## What is asked
Copy out the data below as written; omit any images.

## Collected material
****
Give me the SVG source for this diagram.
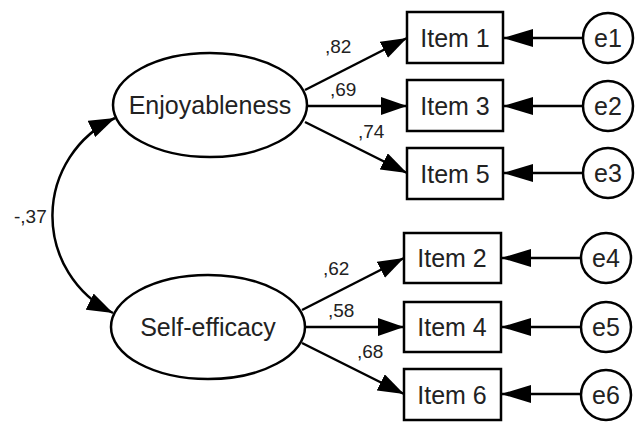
<svg xmlns="http://www.w3.org/2000/svg" width="638" height="423" viewBox="0 0 638 423">
<style>
.shape{fill:#fff;stroke:#000;stroke-width:2.5}
.edge{fill:none;stroke:#000;stroke-width:2.5}
.t{font-family:"Liberation Sans",Arial,sans-serif;font-size:25px;fill:#222;text-anchor:middle;dominant-baseline:central}
.lbl{font-family:"Liberation Sans",Arial,sans-serif;font-size:19px;fill:#222}
</style>
<defs>
<marker id="ah" markerUnits="userSpaceOnUse" markerWidth="28" markerHeight="18" refX="26" refY="9" orient="auto-start-reverse">
<path d="M0,0 L26,9 L0,18 z" fill="#000"/>
</marker>
<marker id="ahe" markerUnits="userSpaceOnUse" markerWidth="32" markerHeight="18" refX="30" refY="9" orient="auto">
<path d="M0,0 L30,9 L0,18 z" fill="#000"/>
</marker>
</defs>
<g id="connectors">
<path class="edge" d="M115,118 A108,108 0 0 0 113,313" marker-start="url(#ah)" marker-end="url(#ah)"/>
<line class="edge" x1="305" y1="90" x2="407" y2="38" marker-end="url(#ah)"/>
<line class="edge" x1="307" y1="106" x2="407" y2="106" marker-end="url(#ah)"/>
<line class="edge" x1="305" y1="122" x2="407" y2="173" marker-end="url(#ah)"/>
<line class="edge" x1="302" y1="310" x2="404" y2="258" marker-end="url(#ah)"/>
<line class="edge" x1="305" y1="327" x2="404" y2="327" marker-end="url(#ah)"/>
<line class="edge" x1="302" y1="343" x2="404" y2="394" marker-end="url(#ah)"/>
<line class="edge" x1="583" y1="38" x2="503" y2="38" marker-end="url(#ahe)"/>
<line class="edge" x1="583" y1="106" x2="503" y2="106" marker-end="url(#ahe)"/>
<line class="edge" x1="583" y1="173" x2="503" y2="173" marker-end="url(#ahe)"/>
<line class="edge" x1="581" y1="258" x2="501" y2="258" marker-end="url(#ahe)"/>
<line class="edge" x1="581" y1="327" x2="501" y2="327" marker-end="url(#ahe)"/>
<line class="edge" x1="581" y1="394" x2="501" y2="394" marker-end="url(#ahe)"/>
<text class="lbl" x="325" y="53">,82</text>
<text class="lbl" x="330" y="96">,69</text>
<text class="lbl" x="358" y="138">,74</text>
<text class="lbl" x="323" y="275">,62</text>
<text class="lbl" x="328" y="317">,58</text>
<text class="lbl" x="357" y="358">,68</text>
<text class="lbl" x="14" y="223">-,37</text>
</g>
<g id="enjoyableness"><ellipse class="shape" cx="210" cy="105" rx="97" ry="52"/><text class="t" x="210" y="105">Enjoyableness</text></g>
<g id="selfefficacy"><ellipse class="shape" cx="208" cy="327" rx="97" ry="52"/><text class="t" x="208" y="327">Self-efficacy</text></g>
<g id="item1"><rect class="shape" x="407" y="12" width="96" height="51"/><text class="t" x="455" y="38">Item 1</text></g>
<g id="item3"><rect class="shape" x="407" y="80" width="96" height="51"/><text class="t" x="455" y="106">Item 3</text></g>
<g id="item5"><rect class="shape" x="407" y="148" width="96" height="51"/><text class="t" x="455" y="174">Item 5</text></g>
<g id="item2"><rect class="shape" x="404" y="233" width="97" height="50"/><text class="t" x="452" y="258">Item 2</text></g>
<g id="item4"><rect class="shape" x="404" y="302" width="97" height="50"/><text class="t" x="452" y="327">Item 4</text></g>
<g id="item6"><rect class="shape" x="404" y="369" width="97" height="51"/><text class="t" x="452" y="395">Item 6</text></g>
<g id="e1"><circle class="shape" cx="608" cy="38" r="25"/><text class="t" x="608" y="38">e1</text></g>
<g id="e2"><circle class="shape" cx="608" cy="106" r="25"/><text class="t" x="608" y="106">e2</text></g>
<g id="e3"><circle class="shape" cx="608" cy="173" r="25"/><text class="t" x="608" y="173">e3</text></g>
<g id="e4"><circle class="shape" cx="606" cy="258" r="25"/><text class="t" x="606" y="258">e4</text></g>
<g id="e5"><circle class="shape" cx="606" cy="327" r="25"/><text class="t" x="606" y="327">e5</text></g>
<g id="e6"><circle class="shape" cx="606" cy="395" r="25"/><text class="t" x="606" y="395">e6</text></g>
</svg>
****
## Task output
Give me the SVG source for this diagram.
<svg xmlns="http://www.w3.org/2000/svg" width="638" height="423" viewBox="0 0 638 423">
<style>
.shape{fill:#fff;stroke:#000;stroke-width:2.5}
.edge{fill:none;stroke:#000;stroke-width:2.5}
.t{font-family:"Liberation Sans",Arial,sans-serif;font-size:25px;fill:#222;text-anchor:middle;dominant-baseline:central}
.lbl{font-family:"Liberation Sans",Arial,sans-serif;font-size:19px;fill:#222}
</style>
<defs>
<marker id="ah" markerUnits="userSpaceOnUse" markerWidth="28" markerHeight="18" refX="26" refY="9" orient="auto-start-reverse">
<path d="M0,0 L26,9 L0,18 z" fill="#000"/>
</marker>
<marker id="ahe" markerUnits="userSpaceOnUse" markerWidth="32" markerHeight="18" refX="30" refY="9" orient="auto">
<path d="M0,0 L30,9 L0,18 z" fill="#000"/>
</marker>
</defs>
<g id="connectors">
<path class="edge" d="M115,118 A108,108 0 0 0 113,313" marker-start="url(#ah)" marker-end="url(#ah)"/>
<line class="edge" x1="305" y1="90" x2="407" y2="38" marker-end="url(#ah)"/>
<line class="edge" x1="307" y1="106" x2="407" y2="106" marker-end="url(#ah)"/>
<line class="edge" x1="305" y1="122" x2="407" y2="173" marker-end="url(#ah)"/>
<line class="edge" x1="302" y1="310" x2="404" y2="258" marker-end="url(#ah)"/>
<line class="edge" x1="305" y1="327" x2="404" y2="327" marker-end="url(#ah)"/>
<line class="edge" x1="302" y1="343" x2="404" y2="394" marker-end="url(#ah)"/>
<line class="edge" x1="583" y1="38" x2="503" y2="38" marker-end="url(#ahe)"/>
<line class="edge" x1="583" y1="106" x2="503" y2="106" marker-end="url(#ahe)"/>
<line class="edge" x1="583" y1="173" x2="503" y2="173" marker-end="url(#ahe)"/>
<line class="edge" x1="581" y1="258" x2="501" y2="258" marker-end="url(#ahe)"/>
<line class="edge" x1="581" y1="327" x2="501" y2="327" marker-end="url(#ahe)"/>
<line class="edge" x1="581" y1="394" x2="501" y2="394" marker-end="url(#ahe)"/>
<text class="lbl" x="325" y="53">,82</text>
<text class="lbl" x="330" y="96">,69</text>
<text class="lbl" x="358" y="138">,74</text>
<text class="lbl" x="323" y="275">,62</text>
<text class="lbl" x="328" y="317">,58</text>
<text class="lbl" x="357" y="358">,68</text>
<text class="lbl" x="14" y="223">-,37</text>
</g>
<g id="enjoyableness"><ellipse class="shape" cx="210" cy="105" rx="97" ry="52"/><text class="t" x="210" y="105">Enjoyableness</text></g>
<g id="selfefficacy"><ellipse class="shape" cx="208" cy="327" rx="97" ry="52"/><text class="t" x="208" y="327">Self-efficacy</text></g>
<g id="item1"><rect class="shape" x="407" y="12" width="96" height="51"/><text class="t" x="455" y="38">Item 1</text></g>
<g id="item3"><rect class="shape" x="407" y="80" width="96" height="51"/><text class="t" x="455" y="106">Item 3</text></g>
<g id="item5"><rect class="shape" x="407" y="148" width="96" height="51"/><text class="t" x="455" y="174">Item 5</text></g>
<g id="item2"><rect class="shape" x="404" y="233" width="97" height="50"/><text class="t" x="452" y="258">Item 2</text></g>
<g id="item4"><rect class="shape" x="404" y="302" width="97" height="50"/><text class="t" x="452" y="327">Item 4</text></g>
<g id="item6"><rect class="shape" x="404" y="369" width="97" height="51"/><text class="t" x="452" y="395">Item 6</text></g>
<g id="e1"><circle class="shape" cx="608" cy="38" r="25"/><text class="t" x="608" y="38">e1</text></g>
<g id="e2"><circle class="shape" cx="608" cy="106" r="25"/><text class="t" x="608" y="106">e2</text></g>
<g id="e3"><circle class="shape" cx="608" cy="173" r="25"/><text class="t" x="608" y="173">e3</text></g>
<g id="e4"><circle class="shape" cx="606" cy="258" r="25"/><text class="t" x="606" y="258">e4</text></g>
<g id="e5"><circle class="shape" cx="606" cy="327" r="25"/><text class="t" x="606" y="327">e5</text></g>
<g id="e6"><circle class="shape" cx="606" cy="395" r="25"/><text class="t" x="606" y="395">e6</text></g>
</svg>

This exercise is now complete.